Great “right-of-way” and “parking island” space coordination and utilization is key to completing a successful project.  Most municipalities and design teams like effective and efficient landscaping elements that provide visually attractive vehicle and pedestrian pathways up to facilities as well as vision screens for loading and/or parking areas.  The whole puzzle begins when the project selects a potential location.

Knowledgeable professionals start the process by completing detailed programming of what the current, near future and long term company needs include with respect to employees, operations, and both raw materials as well as finished goods flow.

Understanding the needs and the desires of any company is only the beginning.  This information needs to be coordinated with qualified design professionals able to fully access the overall project demand implications as they relate to the geographic site location and available amenities including utilities, demographics, transportation, and direct proximity to the property.  Many project demand implications result in significant off-site infrastructure upgrades to appropriately service the project and be placed in right-of-ways and landscaping buffers.

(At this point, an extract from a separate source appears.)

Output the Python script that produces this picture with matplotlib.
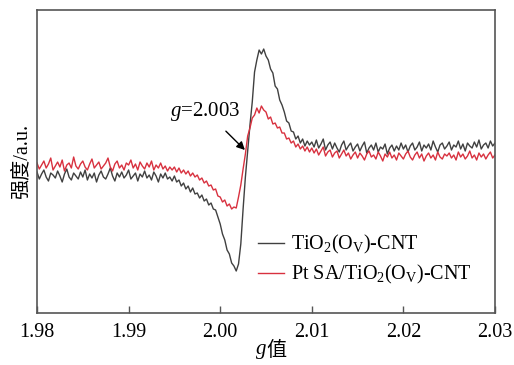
import numpy as np
import matplotlib.pyplot as plt

plt.rcParams['font.family'] = ['Liberation Serif', 'Noto Sans CJK SC']
plt.rcParams['mathtext.fontset'] = 'custom'
plt.rcParams['mathtext.rm'] = 'Liberation Serif'
plt.rcParams['mathtext.it'] = 'Liberation Serif:italic'

# g values of the sweep (1.98 ... 2.03, 201 points)
g = np.linspace(1.98, 2.03, 201)

# TiO2(Ov)-CNT, intensity a.u.
tio2 = [141, 134, 139, 143, 136, 132, 140, 138, 135, 142, 137, 131, 139, 144, 136, 133, 140, 137, 134, 141,
        136, 143, 133, 139, 135, 140, 131, 138, 142, 136, 134, 139, 145, 137, 132, 140, 136, 141, 135, 138,
        143, 134, 137, 140, 132, 139, 136, 142, 135, 138, 133, 141, 137, 131, 139, 135, 140, 134, 136, 132,
        137, 131, 133, 127, 130, 124, 127, 121, 125, 119,
        120, 115, 118, 112, 114, 108, 110, 104, 103, 96,
        89, 79, 73, 63, 59, 50, 47, 42, 49, 69,
        104, 136, 162, 188, 211, 241, 253, 263, 259, 264,
        257, 253, 244, 240, 227, 224, 213, 208, 201, 192,
        190, 182, 181, 174, 177, 170, 174, 167, 172, 168,
        171, 166, 173, 165, 169, 174, 163, 168, 171, 164, 170, 165, 161, 168, 172, 163, 167, 170, 162, 166,
        169, 162, 167, 171, 160, 165, 168, 163, 170, 161, 166, 164, 169, 159, 165, 168, 162, 167, 163, 170,
        164, 168, 161, 167, 170, 163, 166, 171, 162, 168, 165, 169, 163, 172, 166, 161, 168, 170, 164, 167,
        171, 163, 168, 166, 172, 164, 169, 162, 170, 167, 165, 171, 166, 173, 164, 168, 170, 165, 172, 167, 170]

# Pt SA/TiO2(Ov)-CNT
pt_sa = [150, 144, 148, 152, 145, 149, 155, 143, 147, 151, 146, 153, 142, 148, 150, 145, 156, 147, 144, 149,
         152, 146, 143, 149, 154, 145, 148, 151, 144, 147, 150, 155, 146, 142, 149, 152, 145, 148, 143, 150,
         148, 153, 145, 149, 143, 151, 147, 144, 150, 146, 152, 143, 148, 145, 150, 144, 147, 142, 146, 143,
         146, 141, 145, 140, 143, 139, 142, 137, 140, 136,
         138, 133, 135, 130, 132, 127, 128, 123, 124, 117,
         116, 111, 113, 107, 109, 104, 106, 105, 116, 128,
         144, 159, 177, 185, 195, 198, 205, 200, 207, 203,
         201, 194, 196, 189, 190, 185, 186, 180, 180, 174,
         175, 170, 172, 166, 169, 164, 167, 162, 166, 161,
         165, 160, 164, 158, 162, 166, 157, 161, 163, 156, 160, 162, 155, 159, 163, 157, 160, 154, 158, 161,
         155, 160, 157, 153, 159, 162, 156, 158, 154, 161, 157, 152, 159, 156, 161, 155, 158, 153, 160, 157,
         154, 159, 162, 156, 153, 158, 161, 155, 159, 152, 157, 160, 155, 158, 153, 161, 156, 154, 159, 157,
         160, 155, 158, 153, 161, 156, 159, 154, 157, 162, 155, 158, 153, 160, 156, 159, 154, 158, 161, 155, 158]

xticks = [1.98, 1.99, 2.00, 2.01, 2.02, 2.03]

fig = plt.figure(figsize=(5.14, 3.65), dpi=100)
ax = fig.add_axes([0.072, 0.1425, 0.891, 0.830])

ax.plot(g, tio2, color='#404040', lw=1.0, label=r'TiO$_2$(O$_\mathrm{V}$)-CNT')
ax.plot(g, pt_sa, color='#d8313f', lw=1.0, label=r'Pt SA/TiO$_2$(O$_\mathrm{V}$)-CNT')

ax.annotate(r'$g$=2.003', xy=(2.0027, 163), xytext=(1.9984, 202),
            fontsize=15, ha='center', va='center',
            arrowprops=dict(arrowstyle='-|>', color='black', lw=1, shrinkA=6, shrinkB=0,
                            mutation_scale=12))

ax.set_xlim(1.98, 2.03)
ax.set_ylim(0, 303)
ax.set_xticks(xticks)
ax.set_xticklabels(['%.2f' % t for t in xticks])
ax.set_yticks([])
ax.tick_params(axis='x', direction='in', length=5, width=1, labelsize=14.5, pad=7, color='#555555')
for s in ax.spines.values():
    s.set_color('#555555')
    s.set_linewidth(1.2)

# x label "g值": italic g + CJK character (mathtext has no CJK fallback)
ax.text(0.5, -0.09, 'g', transform=ax.transAxes, fontsize=15, style='italic',
        family='Liberation Serif', ha='right', va='top')
ax.text(0.5, -0.09, '值', transform=ax.transAxes, fontsize=14.5,
        family='Noto Sans CJK SC', ha='left', va='top')
ax.set_ylabel('强度/a.u.', fontsize=14.5, labelpad=4)

ax.legend(loc='upper left', bbox_to_anchor=(0.465, 0.29), frameon=False, fontsize=14.5,
          handlelength=1.3, handletextpad=0.35, borderaxespad=0, labelspacing=0.35)

fig.savefig('out.png', dpi=100)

Below is a great list of questions or professional designer responsibilities that will be helpful in avoiding surprises by double checking critical details:

  1. Identify all property and adjacent property easements for existing signage, truck trailer bed or parking bumper landscaping overhangs, power feeds, communication, storm sewer, water mains, sanitary sewer, natural gas, traffic signal equipment, security fences, fence post foundations, access gates and gate buried control cables, street lights and power, trees, lawn sprinkler or non-potable water lines, electric car charging stations and underground feeds, rail spurs, sidewalks, bike paths, jogging trails, responsible regulatory entity for adjacent roadways whether, local, county, state or Federal property.
  2. Complete project programing to identify required utility requirements, project parking, loading, and proposed directional paths from current adjacent locations for full project operation.
  3. Identify potential utility adjacencies and possible conflicts for coordination like lawn sprinkler feeds, parking light pole feeds, parking lot pole foundation excavations, utility trenching, new tree root ball hole excavations, and tree root proximity to any underground utility lines.
  4. Access drive right-of-ways, landscaping setbacks, tree islands, and screening berms may need to be increased from minimum sizes to avoid excavations damaging or severing previously installed conduits or buried cables.
  5. Segregating parking area poles and foundation bases from landscaping islands housing trees or bushes can minimize undesirable conflicts caused by excavations and roots.
  6. Coordinating the dimensions for any potential car or truck trailer bed overhangs to avoid trees, bushes, guard-rails, or adjacent security fences from being damaged.
  7. Many green areas designed to receive numerous underground utilities can either have lawn sprinkler systems designed to throw water over from adjacent utility free areas or be planted with native grasses not requiring artificial watering systems at all.
  8. Have “maximum excavation sizes unless approved otherwise” identified on all design plans to avoid larger than expected trenches or holes being cut into the ground possibly damaging other items.